A colorful array of tarts and cakes are lined up in a display case like glistening jewels. Many of these are minor-key reprises of Bistro 321 favorites, lighter in both size and price than their counterparts down the street, but entirely undiminished in the joy they bring. A smooth, creamy dome of Mont-Blanc is made exceptional by a cognac jelly layered between cream and crust. The famed lemon meringue tart is as delightful as I remember it, while a raspberry tart, though a little heavy-handed on the crust, impresses with its marvelous pastry cream.
And with all this, we have yet to come to the “épicerie” part of the name. And Épicerie 62 is a grocery in the truest sense of the word. Lining every available surface in the shop are food (and non-food) items so diverse it almost makes your head spin, with practically everything you could think of (bread, jam, sablé Breton, tea, Balsamic vinegar, Chinese hot sauce…) and a few things that you wouldn’t (how about a ceramic knife?).
Épicerie 62 is the sort of place for which even time seems to stand still. It whisks us away to the kind of Parisian cafe that always seems to know just what it is doing without appearing to try, as effortlessly chic as the Parisians sitting inside. Even though it is barely two months old, it already has the air of a neighborhood establishment that has stood for decades, where it feels as if nothing changes but the day of the week, the constancy its own brand of excitement.
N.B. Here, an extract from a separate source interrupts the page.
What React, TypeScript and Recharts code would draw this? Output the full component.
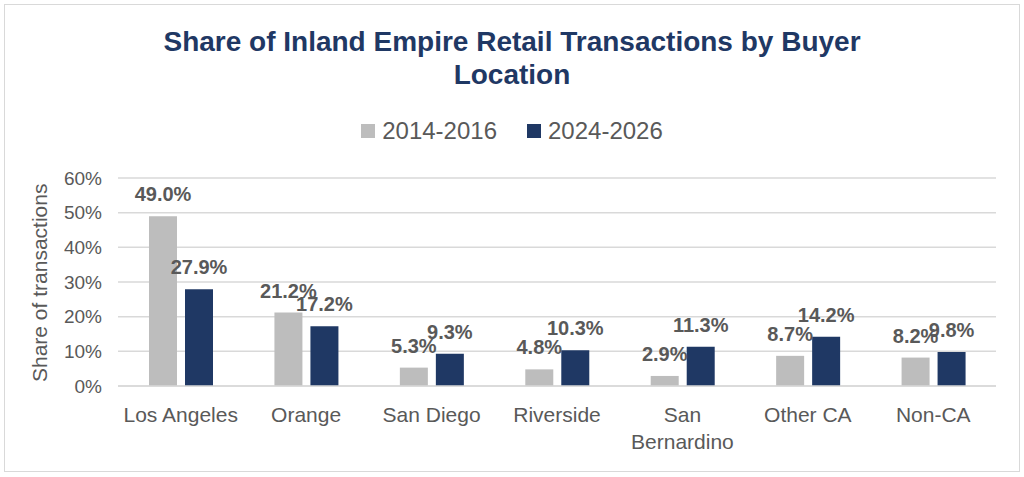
import { Bar, BarChart, CartesianGrid, LabelList, XAxis, YAxis } from "recharts";

const locations = ["Los Angeles", "Orange", "San Diego", "Riverside", "San Bernardino", "Other CA", "Non-CA"];
const share2014 = [49.0, 21.2, 5.3, 4.8, 2.9, 8.7, 8.2];
const share2024 = [27.9, 17.2, 9.3, 10.3, 11.3, 14.2, 9.8];
const yTicks = [0, 10, 20, 30, 40, 50, 60];

const GRAY = "#BDBDBD";
const NAVY = "#1F3864";
const TEXT = "#595959";
const FONT = "'Liberation Sans', Arial, sans-serif";

const data = locations.map((name, i) => ({
  name,
  early: share2014[i],
  late: share2024[i],
}));

function CategoryTick({ x, y, payload }: any) {
  const label: string = payload.value;
  const lines = label.length > 12 ? label.split(" ") : [label];
  return (
    <text x={x} y={y} textAnchor="middle" fill={TEXT} fontSize={21} fontFamily={FONT}>
      {lines.map((line, i) => (
        <tspan key={line} x={x} dy={i === 0 ? "0.71em" : 27}>
          {line}
        </tspan>
      ))}
    </text>
  );
}

function ChartLegend() {
  const items = [
    { label: "2014-2016", color: GRAY },
    { label: "2024-2026", color: NAVY },
  ];
  return (
    <div
      style={{
        position: "absolute",
        top: 112,
        left: 0,
        width: 1014,
        display: "flex",
        justifyContent: "center",
        gap: 30,
        fontFamily: FONT,
        fontSize: 24,
        color: TEXT,
      }}
    >
      {items.map((it) => (
        <div key={it.label} style={{ display: "flex", alignItems: "center", gap: 7 }}>
          <span style={{ width: 14, height: 14, background: it.color, display: "inline-block" }} />
          <span>{it.label}</span>
        </div>
      ))}
    </div>
  );
}

const labelStyle = { fill: TEXT, fontSize: 20, fontWeight: 700, fontFamily: FONT };

export default function App() {
  return (
    <div
      style={{
        position: "absolute",
        left: 4,
        top: 4,
        width: 1014,
        height: 466,
        border: "1px solid #D9D9D9",
        background: "#fff",
      }}
    >
      <div
        style={{
          position: "absolute",
          top: 20,
          left: 0,
          width: 1014,
          textAlign: "center",
          fontFamily: FONT,
          fontWeight: 700,
          fontSize: 28,
          lineHeight: "33px",
          color: NAVY,
        }}
      >
        Share of Inland Empire Retail Transactions by Buyer
        <br />
        Location
      </div>
      <ChartLegend />
      <BarChart
        width={1014}
        height={466}
        data={data}
        margin={{ top: 173, right: 23, bottom: 0, left: 0 }}
        barCategoryGap={30}
        barGap={8}
      >
        <CartesianGrid vertical={false} stroke="#D9D9D9" strokeWidth={1.5} />
        <XAxis
          dataKey="name"
          tickLine={false}
          axisLine={{ stroke: "#D9D9D9", strokeWidth: 1.5 }}
          tickSize={0}
          tickMargin={21}
          height={85}
          interval={0}
          tick={<CategoryTick />}
        />
        <YAxis
          width={113}
          domain={[0, 60]}
          ticks={yTicks}
          tickFormatter={(v: number) => `${v}%`}
          axisLine={false}
          tickLine={false}
          tickSize={0}
          tickMargin={16}
          tick={{ fill: TEXT, fontSize: 19, fontFamily: FONT }}
          label={{
            value: "Share of transactions",
            angle: -90,
            position: "insideLeft",
            dx: 30,
            dy: 100,
            fill: TEXT,
            fontSize: 21,
            fontFamily: FONT,
          }}
        />
        <Bar dataKey="early" name="2014-2016" fill={GRAY} barSize={28} isAnimationActive={false}>
          <LabelList
            dataKey="early"
            position="top"
            offset={15}
            formatter={(v: any) => `${Number(v).toFixed(1)}%`}
            style={labelStyle}
          />
        </Bar>
        <Bar dataKey="late" name="2024-2026" fill={NAVY} barSize={28} isAnimationActive={false}>
          <LabelList
            dataKey="late"
            position="top"
            offset={15}
            formatter={(v: any) => `${Number(v).toFixed(1)}%`}
            style={labelStyle}
          />
        </Bar>
      </BarChart>
    </div>
  );
}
And that is what makes it special. Épicerie & Caviste 62 Le Bec is an experience that transcends three rooms and a dozen dishes. Its birth came with a history, a story that began long before its conception, and extends far beyond the boundaries of its red walls. It has built a narrative that weaves itself into our Paris daydreams, a way for us to feel Parisian at every moment of the day. That, more than anything else, is why I will be going back time and again.